**STATED EXERCISE:** Collect all lines containing the word "that" from the data.

==== LISTED RECORDS

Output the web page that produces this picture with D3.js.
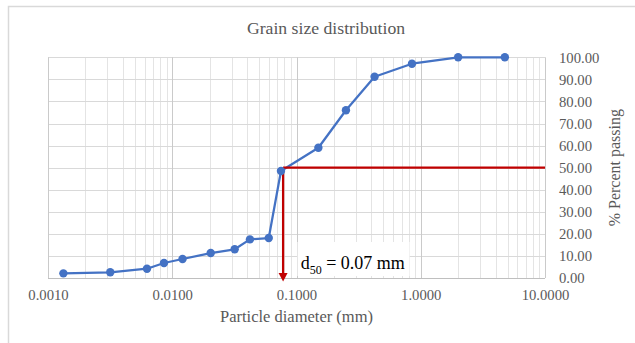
<!DOCTYPE html>
<html>
<head>
<meta charset="utf-8">
<script src="https://cdn.jsdelivr.net/npm/d3@7"></script>
<style>
  html, body { margin: 0; padding: 0; background: #fff; }
  svg { display: block; font-family: "Liberation Serif", "Times New Roman", serif; }
</style>
</head>
<body>
<svg id="chart" width="635" height="343"></svg>
<script>
// Sieve + hydrometer results: particle diameter (mm) and % passing
const diameters = [0.00133, 0.00317, 0.00626, 0.00858, 0.0121, 0.0204, 0.0318, 0.0422, 0.0598,
                   0.075, 0.15, 0.25, 0.425, 0.85, 2.0, 4.75];
const percentPassing = [2.1, 2.6, 4.2, 6.8, 8.6, 11.3, 13.0, 17.5, 18.1,
                        48.5, 59.0, 76.0, 91.2, 97.1, 100, 100];

// Axis ticks
const xTickValues = [0.001, 0.01, 0.1, 1, 10];
const yTickValues = [0, 10, 20, 30, 40, 50, 60, 70, 80, 90, 100];

// D50 read-off
const d50 = 0.078;
const d50Percent = 50;

const titleText = "Grain size distribution";
const xTitle = "Particle diameter (mm)";
const yTitle = "% Percent passing";

const svg = d3.select("#chart");
const plot = { left: 48, right: 545, top: 57.3, bottom: 278 };

const x = d3.scaleLog().domain([0.001, 10]).range([plot.left, plot.right]);
const y = d3.scaleLinear().domain([0, 100]).range([plot.bottom, plot.top]);

// Chart frame
svg.append("rect")
  .attr("x", 8.5).attr("y", 6.5).attr("width", 700).attr("height", 400)
  .attr("fill", "#fff").attr("stroke", "#d9d9d9").attr("stroke-width", 1.5);

// Vertical gridlines: minor (2..9 in each decade) and major (decades)
const isDecade = v => Math.abs(Math.log10(v) - Math.round(Math.log10(v))) < 1e-9;
const allXTicks = x.ticks();
const grid = svg.append("g");
grid.selectAll("line.minor")
  .data(allXTicks.filter(v => !isDecade(v)))
  .join("line")
  .attr("x1", d => Math.round(x(d)) + 0.5).attr("x2", d => Math.round(x(d)) + 0.5)
  .attr("y1", plot.top).attr("y2", plot.bottom)
  .attr("stroke", "#e4e4e4").attr("stroke-width", 1);

// Horizontal gridlines
grid.selectAll("line.h")
  .data(yTickValues)
  .join("line")
  .attr("x1", plot.left).attr("x2", plot.right)
  .attr("y1", d => Math.round(y(d)) + 0.5).attr("y2", d => Math.round(y(d)) + 0.5)
  .attr("stroke", "#d9d9d9").attr("stroke-width", 1);

grid.selectAll("line.major")
  .data(xTickValues)
  .join("line")
  .attr("x1", d => Math.round(x(d)) + 0.5).attr("x2", d => Math.round(x(d)) + 0.5)
  .attr("y1", plot.top).attr("y2", plot.bottom)
  .attr("stroke", "#cacaca").attr("stroke-width", 1);

// Bottom axis line
svg.append("line")
  .attr("x1", plot.left).attr("x2", plot.right)
  .attr("y1", Math.round(plot.bottom) + 0.5).attr("y2", Math.round(plot.bottom) + 0.5)
  .attr("stroke", "#bfbfbf").attr("stroke-width", 1);

// Axes labels
const xAxis = svg.append("g")
  .attr("transform", `translate(0,${plot.bottom})`)
  .call(d3.axisBottom(x).tickValues(xTickValues).tickFormat(d3.format(".4f")).tickSize(0).tickPadding(11.5));
const yAxis = svg.append("g")
  .attr("transform", `translate(${plot.right},0)`)
  .call(d3.axisRight(y).tickValues(yTickValues).tickFormat(d3.format(".2f")).tickSize(0).tickPadding(14));
[xAxis, yAxis].forEach(a => {
  a.select(".domain").remove();
  a.selectAll("text")
    .attr("fill", "#595959")
    .style("font-family", "'Liberation Serif', 'Times New Roman', serif")
    .style("font-size", "14.7px");
});

// Data annotation: d50 box, horizontal read-off line and arrow
const boxG = svg.append("g");
boxG.append("rect")
  .attr("x", 297.5).attr("y", 242).attr("width", 112).attr("height", 34)
  .attr("fill", "#fff");
const ann = boxG.append("text")
  .attr("x", 300.7).attr("y", 269)
  .attr("fill", "#000")
  .style("font-size", "18px");
ann.append("tspan").text("d");
ann.append("tspan").attr("dy", 5).style("font-size", "12px").text("50");
ann.append("tspan").attr("dy", -5)
  .text(` = ${d3.format(".2f")(Math.floor(d50 * 100) / 100)} mm`);

// Gradation curve
const line = d3.line().x((d, i) => x(diameters[i])).y(d => y(d));
svg.append("path")
  .datum(percentPassing)
  .attr("d", line)
  .attr("fill", "none")
  .attr("stroke", "#4472C4")
  .attr("stroke-width", 2.25)
  .attr("stroke-linejoin", "round");

// Red read-off lines
const red = "#C00000";
svg.append("line")
  .attr("x1", x(d50)).attr("x2", plot.right)
  .attr("y1", y(d50Percent)).attr("y2", y(d50Percent))
  .attr("stroke", red).attr("stroke-width", 2.25);
const arrowTip = plot.bottom + 3.5;
svg.append("line")
  .attr("x1", x(d50)).attr("x2", x(d50))
  .attr("y1", y(d50Percent)).attr("y2", arrowTip - 6)
  .attr("stroke", red).attr("stroke-width", 2.25);
svg.append("path")
  .attr("d", `M${x(d50) - 4.5},${arrowTip - 8.5} L${x(d50) + 4.5},${arrowTip - 8.5} L${x(d50)},${arrowTip} Z`)
  .attr("fill", red);

svg.append("g").selectAll("circle")
  .data(percentPassing)
  .join("circle")
  .attr("cx", (d, i) => x(diameters[i]))
  .attr("cy", d => y(d))
  .attr("r", 4.2)
  .attr("fill", "#4472C4");

// Titles
svg.append("text")
  .attr("x", 326).attr("y", 34)
  .attr("text-anchor", "middle")
  .attr("fill", "#595959")
  .style("font-size", "17.7px")
  .text(titleText);
svg.append("text")
  .attr("x", (plot.left + plot.right) / 2).attr("y", 322)
  .attr("text-anchor", "middle")
  .attr("fill", "#595959")
  .style("font-size", "16.5px")
  .text(xTitle);
svg.append("text")
  .attr("transform", `translate(620,${(plot.top + plot.bottom) / 2}) rotate(-90)`)
  .attr("text-anchor", "middle")
  .attr("fill", "#595959")
  .style("font-size", "16px")
  .text(yTitle);
</script>
</body>
</html>
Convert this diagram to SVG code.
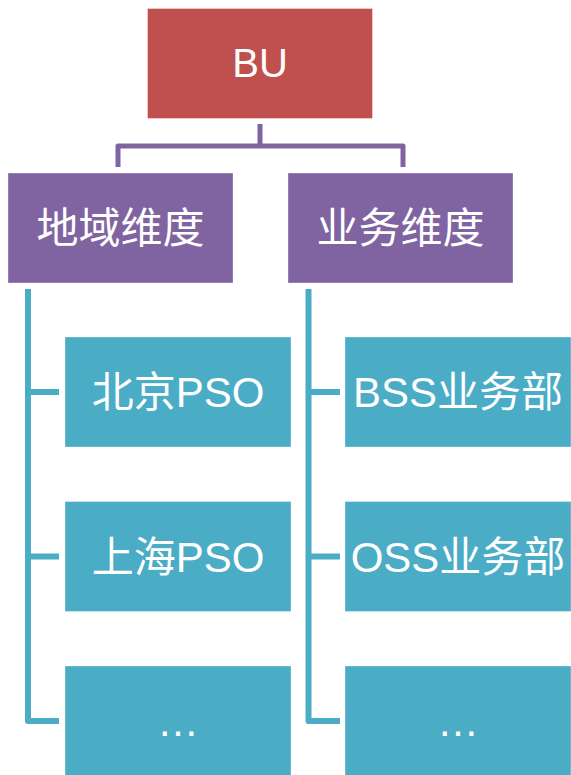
<svg xmlns="http://www.w3.org/2000/svg" width="571" height="775" viewBox="0 0 571 775">
<style>
.box{stroke:#ffffff;stroke-opacity:0.35;stroke-width:1}
.red{fill:#C0504D}
.pur{fill:#8064A2}
.teal{fill:#4BACC6}
text{font-family:"Liberation Sans","Noto Sans CJK SC",sans-serif;font-size:42px;fill:#ffffff;text-anchor:middle}
.bu{font-size:40px}
.cp{fill:none;stroke:#8064A2;stroke-width:5;stroke-linejoin:round}
.ct{fill:none;stroke:#4BACC6;stroke-width:6;stroke-linejoin:round}
</style>
<rect width="571" height="775" fill="#ffffff"/>
<g id="connectors">
<path class="cp" d="M260,124 V146 M118,167 V146 H403 V167"/>
<path class="ct" d="M28,289 V721 H59 M28,392 H59 M28,556.5 H59"/>
<path class="ct" d="M308.5,289 V721 H340 M308.5,392 H340 M308.5,556.5 H340"/>
</g>
<g id="node-bu"><rect class="box red" x="147.5" y="8.5" width="225" height="110"/><text class="bu" x="260" y="77">BU</text></g>
<g id="node-region"><rect class="box pur" x="8" y="173" width="225" height="110"/><text x="120.5" y="242.5">地域维度</text></g>
<g id="node-business"><rect class="box pur" x="288" y="173" width="225" height="110"/><text x="400.5" y="242.5">业务维度</text></g>
<g id="node-beijing"><rect class="box teal" x="65" y="337" width="226" height="110"/><text x="178" y="407">北京PSO</text></g>
<g id="node-shanghai"><rect class="box teal" x="65" y="501.5" width="226" height="110"/><text x="178" y="571.5">上海PSO</text></g>
<g id="node-more-left"><rect class="box teal" x="65" y="666" width="226" height="110"/><text x="178" y="736">…</text></g>
<g id="node-bss"><rect class="box teal" x="345" y="337" width="226" height="110"/><text x="458" y="407">BSS业务部</text></g>
<g id="node-oss"><rect class="box teal" x="345" y="501.5" width="226" height="110"/><text x="458" y="571.5">OSS业务部</text></g>
<g id="node-more-right"><rect class="box teal" x="345" y="666" width="226" height="110"/><text x="458" y="736">…</text></g>
</svg>
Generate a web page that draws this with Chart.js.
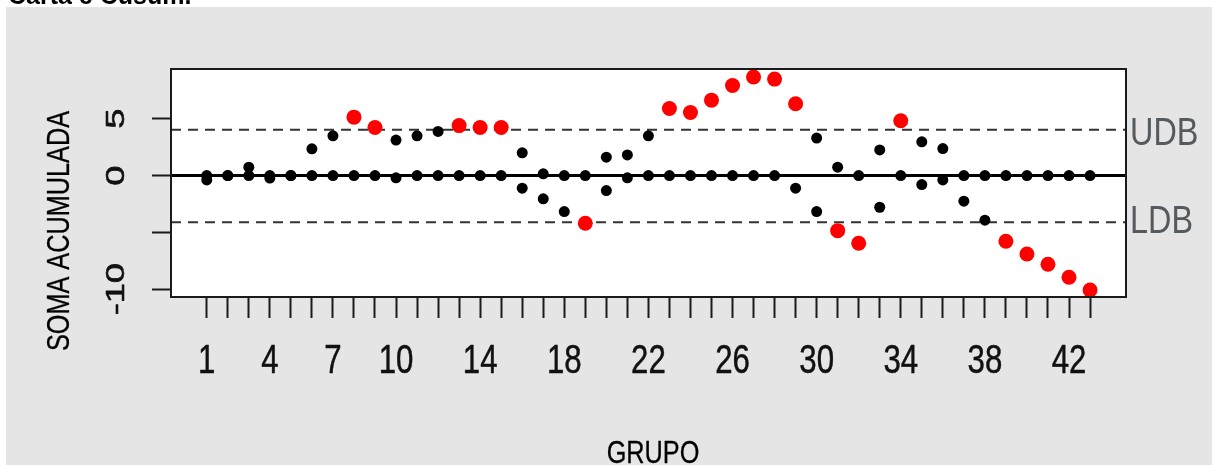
<!DOCTYPE html>
<html>
<head>
<meta charset="utf-8">
<script src="https://cdn.jsdelivr.net/npm/chart.js@4.4.1/dist/chart.umd.min.js"></script>
<style>
  html, body { margin: 0; padding: 0; background: #ffffff; }
  canvas { display: block; }
</style>
</head>
<body>
<canvas id="cusum" width="1212" height="465" style="width:1212px;height:465px"></canvas>
<script>
// Groups (subgroups) of the CUSUM chart
const grupos = [1, 2, 3, 4, 5, 6, 7, 8, 9, 10, 11, 12, 13, 14, 15, 16, 17, 18, 19, 20, 21,
                22, 23, 24, 25, 26, 27, 28, 29, 30, 31, 32, 33, 34, 35, 36, 37, 38, 39, 40, 41, 42, 43];

// Upper cumulative sum (above target)
const somaSuperior = [0, 0, 0.74, 0, 0, 2.35, 3.5, 5.14, 4.23, 3.12, 3.5, 3.88, 4.4, 4.23, 4.23,
                      2.0, 0.15, 0, 0, 1.62, 1.82, 3.5, 5.9, 5.55, 6.64, 7.93, 8.67, 8.49, 6.32,
                      3.3, 0.74, 0, 2.26, 4.82, 2.97, 2.38, 0, 0, 0, 0, 0, 0, 0];

// Lower cumulative sum (below target)
const somaInferior = [-0.38, 0, 0, -0.22, 0, 0, 0, 0, 0, -0.2, 0, 0, 0, 0, 0,
                      -1.11, -2.05, -3.17, -4.2, -1.32, -0.2, 0, 0, 0, 0, 0, 0, 0, -1.11,
                      -3.17, -4.85, -5.96, -2.79, 0, -0.79, -0.38, -2.26, -3.93, -5.78, -6.9,
                      -7.81, -8.95, -10.07];

// Decision boundaries
const UDB = 4.03;
const LDB = -4.12;
const linhaCentral = 0;

// Axis ticks and labels
const xTickLabels = [1, 4, 7, 10, 14, 18, 22, 26, 30, 34, 38, 42];
const yTicks = [-10, -5, 0, 5];
const yTickLabels = [5, 0, -10];
const xRange = [-0.70, 44.71];
const yRange = [-10.69, 9.38];

const FONT = '"Liberation Sans", Arial, sans-serif';
const RED = '#ff0000';
const BLACK = '#000000';

function pontos(valores) {
  return grupos.map((g, i) => ({ x: g, y: valores[i] }));
}
function fora(v) { return v > UDB || v < LDB; }

// text squeezed along its own direction (sx) and across it (sy)
function texto(ctx, str, x, y, opts) {
  ctx.save();
  ctx.translate(x, y);
  if (opts.rot) ctx.rotate(opts.rot);
  ctx.scale(opts.sx || 1, opts.sy || 1);
  ctx.font = opts.font;
  ctx.fillStyle = opts.color || '#000000';
  ctx.textAlign = opts.align || 'center';
  ctx.textBaseline = opts.baseline || 'alphabetic';
  ctx.fillText(str, 0, 0);
  if (opts.weight) {
    ctx.strokeStyle = opts.color || '#000000';
    ctx.lineWidth = opts.weight;
    ctx.lineJoin = 'round';
    ctx.strokeText(str, 0, 0);
  }
  ctx.restore();
}

const decor = {
  id: 'cusumDecor',
  beforeDraw(chart) {
    const ctx = chart.ctx, a = chart.chartArea;
    ctx.save();
    ctx.fillStyle = '#ffffff';
    ctx.fillRect(0, 0, chart.width, chart.height);
    ctx.fillStyle = '#e5e5e5';
    ctx.fillRect(6, 7, chart.width - 6, chart.height - 7);
    ctx.fillStyle = '#ffffff';
    ctx.fillRect(a.left, a.top, a.right - a.left, a.bottom - a.top);
    ctx.restore();
    // heading strip above the panel
    texto(ctx, 'Carta e Cusum.', 8, 4, { font: 'bold 25px ' + FONT, align: 'left' });
  },
  beforeDatasetsDraw(chart) {
    const ctx = chart.ctx, a = chart.chartArea, y = chart.scales.y;
    ctx.save();
    ctx.beginPath();
    ctx.rect(a.left, a.top, a.right - a.left, a.bottom - a.top);
    ctx.clip();
    // centre line
    ctx.strokeStyle = '#000000';
    ctx.lineWidth = 3;
    ctx.beginPath();
    const y0 = y.getPixelForValue(linhaCentral);
    ctx.moveTo(a.left, y0); ctx.lineTo(a.right, y0);
    ctx.stroke();
    // decision boundaries
    ctx.strokeStyle = '#333333';
    ctx.lineWidth = 2;
    ctx.setLineDash([10, 7]);
    [UDB, LDB].forEach(v => {
      const py = y.getPixelForValue(v);
      ctx.beginPath();
      ctx.moveTo(a.left, py); ctx.lineTo(a.right, py);
      ctx.stroke();
    });
    ctx.restore();
  },
  afterDraw(chart) {
    const ctx = chart.ctx, a = chart.chartArea, x = chart.scales.x, y = chart.scales.y;
    ctx.save();
    // plot box
    ctx.strokeStyle = '#1a1a1a';
    ctx.lineWidth = 2;
    ctx.strokeRect(a.left, a.top, a.right - a.left, a.bottom - a.top);
    ctx.restore();

    // boundary labels
    texto(ctx, 'UDB', a.right + 4, 145, { font: '39px ' + FONT, sx: 0.83, align: 'left', color: '#555a5e' });
    texto(ctx, 'LDB', a.right + 4, 233, { font: '39px ' + FONT, sx: 0.83, align: 'left', color: '#555a5e' });

    // x tick labels
    xTickLabels.forEach(v => {
      texto(ctx, String(v), x.getPixelForValue(v), 373,
            { font: '40px ' + FONT, sx: 0.78, color: '#111111', weight: 0.5 });
    });

    // rotated y tick labels
    yTickLabels.forEach(v => {
      texto(ctx, String(v), 117, y.getPixelForValue(v),
            { font: '25px ' + FONT, rot: -Math.PI / 2, sx: 1.45, baseline: 'middle', color: '#111111', weight: 0.6 });
    });

    // axis titles
    texto(ctx, 'SOMA ACUMULADA', 60, 231,
          { font: '32px ' + FONT, rot: -Math.PI / 2, sx: 0.79, baseline: 'middle', weight: 0.3 });
    texto(ctx, 'GRUPO', 653, 463, { font: '32px ' + FONT, sx: 0.79, weight: 0.3 });
  }
};

new Chart(document.getElementById('cusum'), {
  type: 'scatter',
  data: {
    datasets: [
      {
        label: 'Superior',
        data: pontos(somaSuperior),
        pointBackgroundColor: somaSuperior.map(v => fora(v) ? RED : BLACK),
        pointBorderColor: somaSuperior.map(v => fora(v) ? RED : BLACK),
        pointRadius: somaSuperior.map(v => fora(v) ? 7.5 : 5.5),
        pointBorderWidth: 0,
        showLine: false
      },
      {
        label: 'Inferior',
        data: pontos(somaInferior),
        pointBackgroundColor: somaInferior.map(v => fora(v) ? RED : BLACK),
        pointBorderColor: somaInferior.map(v => fora(v) ? RED : BLACK),
        pointRadius: somaInferior.map(v => fora(v) ? 7.5 : 5.5),
        pointBorderWidth: 0,
        showLine: false
      }
    ]
  },
  options: {
    responsive: false,
    animation: false,
    devicePixelRatio: 1,
    layout: { padding: { top: 69, right: 86, left: 0, bottom: 0 } },
    plugins: { legend: { display: false }, tooltip: { enabled: false } },
    scales: {
      x: {
        type: 'linear',
        min: xRange[0],
        max: xRange[1],
        afterBuildTicks: s => { s.ticks = grupos.map(v => ({ value: v })); },
        afterFit: s => { s.height = 168; },
        grid: { drawOnChartArea: false, drawTicks: true, tickLength: 21, tickWidth: 2, tickColor: '#1a1a1a' },
        border: { display: false },
        ticks: { autoSkip: false, maxRotation: 0, minRotation: 0, callback: () => '' }
      },
      y: {
        type: 'linear',
        min: yRange[0],
        max: yRange[1],
        afterBuildTicks: s => { s.ticks = yTicks.map(v => ({ value: v })); },
        afterFit: s => { s.width = 171; },
        grid: { drawOnChartArea: false, drawTicks: true, tickLength: 19, tickWidth: 2, tickColor: '#1a1a1a' },
        border: { display: false },
        ticks: { callback: () => '' }
      }
    }
  },
  plugins: [decor]
});
</script>
</body>
</html>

========

**EXERCISE ANSWER:**
Output the web page that produces this picture with D3.js.
Generate a web page that draws this with Chart.js.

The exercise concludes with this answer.